Quote: H simply doesn't see me as the "someone to talk to." It isn't a reflection on me so much as it is a masculine gesture of not leaning on me when I am trying to heal from something traumatic. What is with this? It makes me angry and frustrated
Karen, I am sorry for your recent loss. I pray that your physical and emotional healing will go well.
I don't think this (above quote) is necessarily a masculine gesture. Someone real close to me suffers from something similar...
I don't know that I would label it as the inability to see you as someone he can talk to. I do agree that there is probably a sense of protection involved.
For instance, if I'm going through a crisis that leaves me questioning the goodness of God and whether or not I am going to come out of it with any faith to speak of - how do you lay that on someone who is going through the same crisis you are, without experiencing massive concerns that you're going to contribute to someone else's spiritual demise?
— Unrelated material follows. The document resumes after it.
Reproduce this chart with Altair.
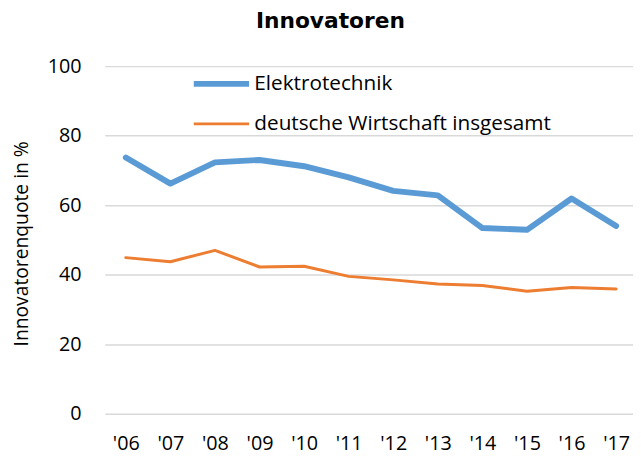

How to you scream out your grief, give voice to your anger, howl out your frustration - to the person who is going through the very same thing you are - without concern that adding your load might just be the straw that breaks the camel's back?
This is probably even more true, if you are the person in the relationship who can and does more easily give vent to what you're feeling. Because the person who isn't as given (whatever the reason) toward expressing him/herself is going to be even more aware of how vulnerable you are and not want to dump anything more on you.